Returns the etymology of a character.

> getEtymology("妈")
{
    notes: 'Phonosemantic compound. 女 represents the meaning and 马 represents the sound. ',
    definition: 'mother',
    components: [{
            type: 'meaning',
            char: '女',
            fragment: [0, 3]
        },
        {
            type: 'sound',
            char: '马',
            fragment: [3]
        }
    ]
}

The etymology object can have the following properties:

  • notes: General explanation of the origin and formation of the character.
  • definition: Meaning of the character
  • components: List of the individual parts of the character. Each component can have the following properties:
    • type: Type of component. Can be one of
      • meaning: hints at the meaning of the character, e.g. the 女 (woman) component in 妈 (mother)
      • sound: hints at the sound of the character, e.g. the 马 (mǎ) component in 妈 (mā).
      • iconic: pictographic or ideographic component, a picture or abstract representation of an idea, e.g. the hand (爪) picking fruit from a tree (木) in 采 (pick; pluck; gather)
      • simplified: part of simplified character that abbreviates a traditional character to reduce the number of strokes, e.g. the 又 component in the simplified character 汉 is a shorthand of the 堇 component in the traditional character 漢.
      • deleted: part of a traditional character that was deleted in the simplified version to reduce the number of strokes, e.g. the 門 component in the traditional character 開 was deleted to form the simplified character 开.
      • unknown: the purpose of this component is not clear.
  • images: SVG images of historical forms of the character, e.g. in oracle bone script, bronze script, or seal script.

getGloss(word, pinyin?)

Returns a single, short definition for a word.

> getGloss("香蕉")
"banana"

The optional pinyin argument can be used to disambiguate characters with multiple pronunciations (多音字).

> getGloss("发", "fā")
"to issue"
> getGloss("发", "fà")
"hair"

search(term, limit?)

Does a text search to find dictionary entries matching the search term (such as an English word or pinyin).
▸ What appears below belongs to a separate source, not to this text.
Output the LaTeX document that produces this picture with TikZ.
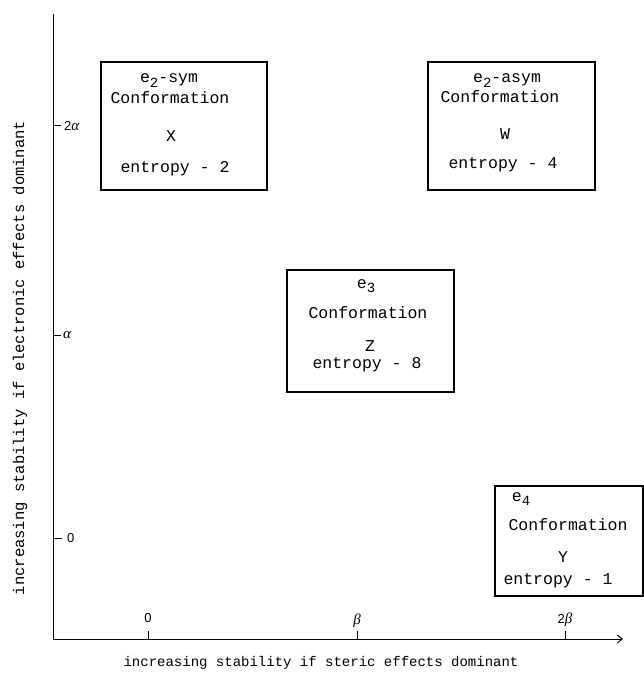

The search results will be sorted based on relevance and the frequency in books and movies.

> search("hello")
[
    {
        simp: '喂',
        trad: '喂',
        definitions: ['hello (when answering the phone)'],
        pinyin: 'wéi',
        // ...
    },
    {
        simp: '你好',
        trad: '你好',
        definitions: ['hello', 'hi'],
        pinyin: 'nǐ​hǎo',
        // ...
    },
    // ...
]

The optional limit argument can be used to limit the number of search results returned.

allEntries

List of all the dictionary entries in the lexicon.